Un recorrido por las comidas es un viaje, como el de Tununa Mercado en Canon de alcoba o el de Crucero ecuatorial de Diana Bellessi. La rebanada de pan de miel que Miss Brill compra los domingos en el cuento de Katherine Mansfield; la Anne Desbaresdes que bebe compulsivamente en Moderato Cantabile, como otros y otras que beben en las obras de Marguerite Duras; las cartas que Rilke le escribe a su mujer, desde Paris, a comienzos del siglo pasado, donde le cuenta acerca de dos granadas compradas en Pontín (“No he probado a abrirlas, quizá no estén aún maduras, porque si no se abren solas, según creo, en toda su plenitud y tienen unas rajas teñdas de rojo, como los nobles en traje de gala...”) para arrojarnos a esos patios de infancia con granados e higueras que había en todas partes y ahora ya no estan.
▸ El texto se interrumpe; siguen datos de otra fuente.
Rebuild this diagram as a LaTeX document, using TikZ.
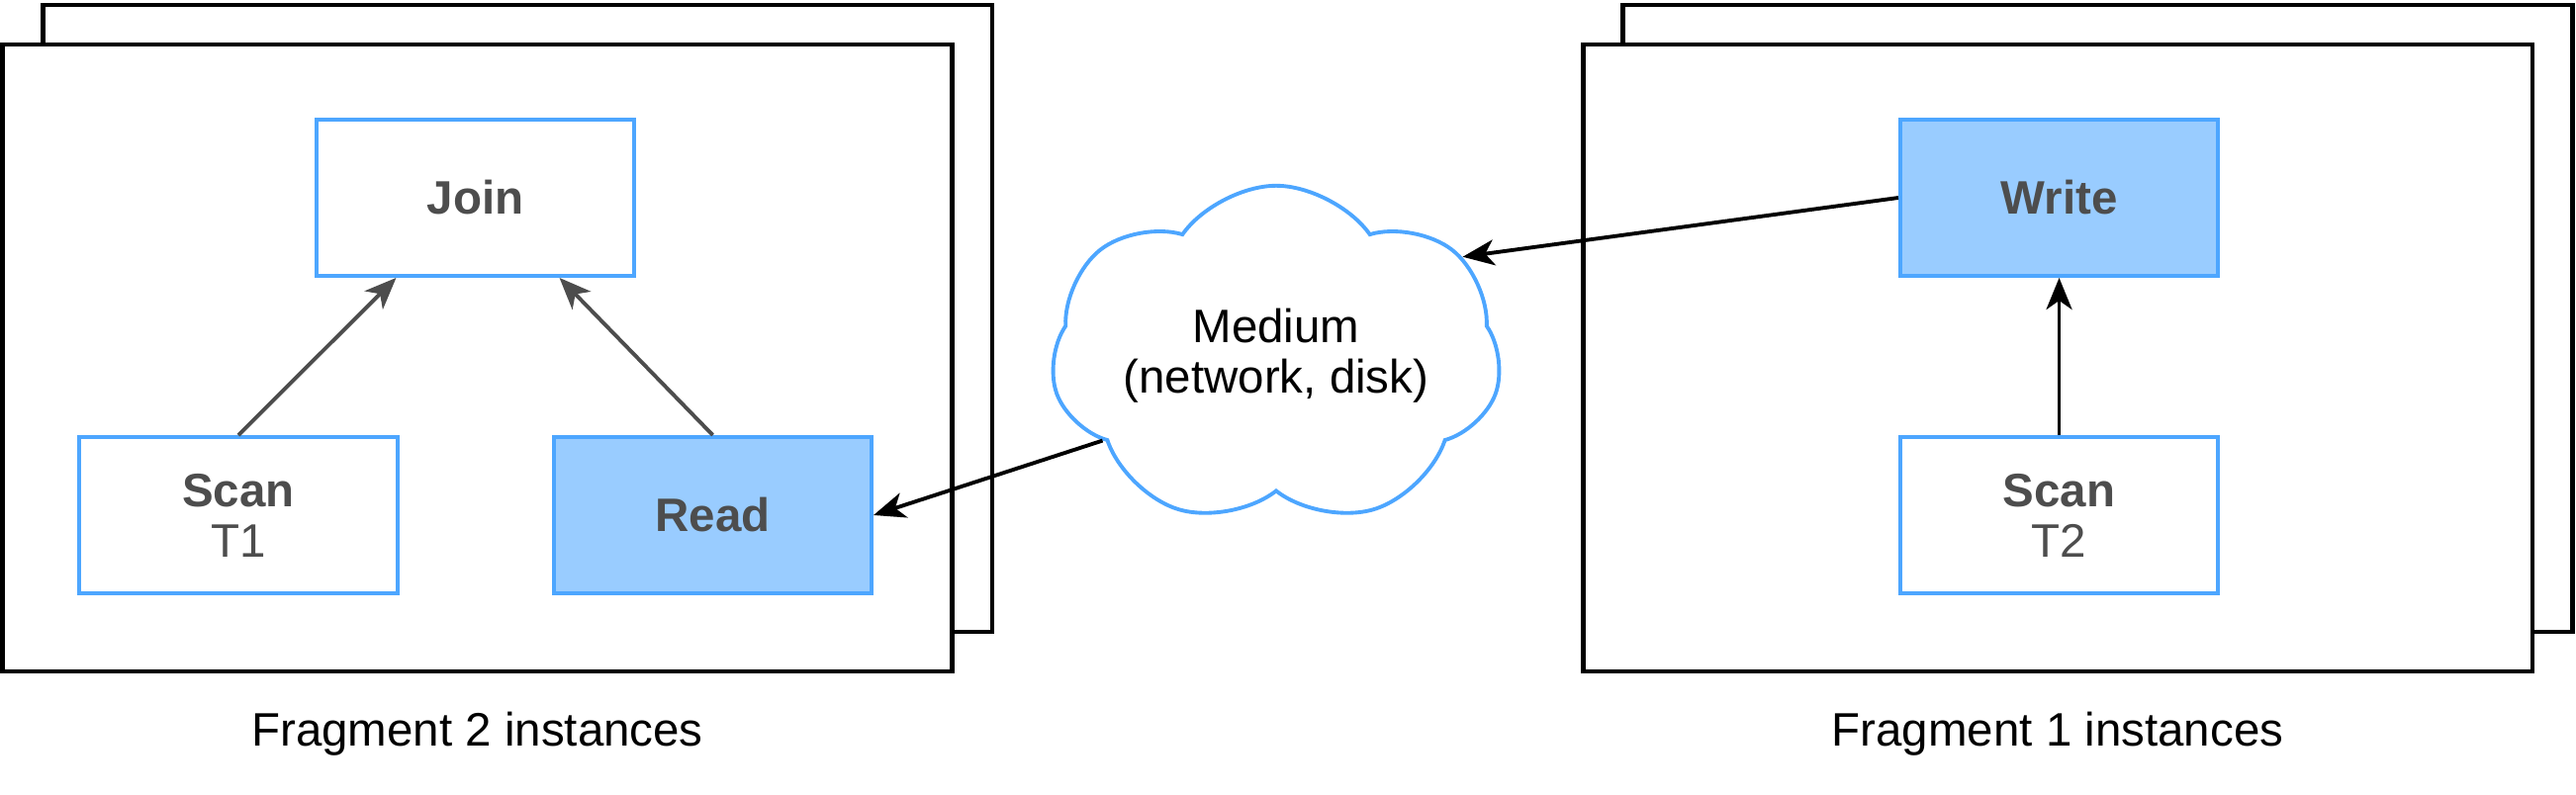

En Montale hay limones amarillos y un olor de melones que entra por el tabique de la casa en la que el poeta se ha refugiado, melones perfumados y amargos porque “¡la vida que te fabula es todavía demasiado breve si te contiene!”. José Gorostiza, con una sencillez de agua, nos entrega naranjas (“Quién me compra una naranja / para mi consolación? / Una naranja madura / en forma de corazón”), y en La comida de Babette, de Isak Dinesen, una mujer es capaz de poner todo en su obra (¡qué importa que se trate de una cena, de un amor o de un libro!), por el puro deseo de hacer lo que le gusta. Pero es “Unidad”, un poema de Circe Maia el que me llevó a la importancia de los rituales domésticos:
Una pequeña tarea como esta
de cortar el pan y llevarlo a la mesa,
empieza y luego acaba
—círculo de sentido que se cierra-
la pequefia molécula de un proyecto cumplido.
¿Trivial? Tal vez, pero mira dibujarse
con perfección acabadísima
cada gesto enlazado en el siguiente
anillado en la suave
espiral invisible
que va del pensamiento hacia la mano
del ojo hacia el cuchillo.
Ya lo decía Yourcenar, que era sobria y vegetariana: la escritura es como un pan, un pegote que primero se nos queda en las manos y que hay que amasar, sobar, ligar, dejar leudar, y solo después cocer. Es lo mismo que en un libro, salvo que, en un libro, el leudado puede llevar años.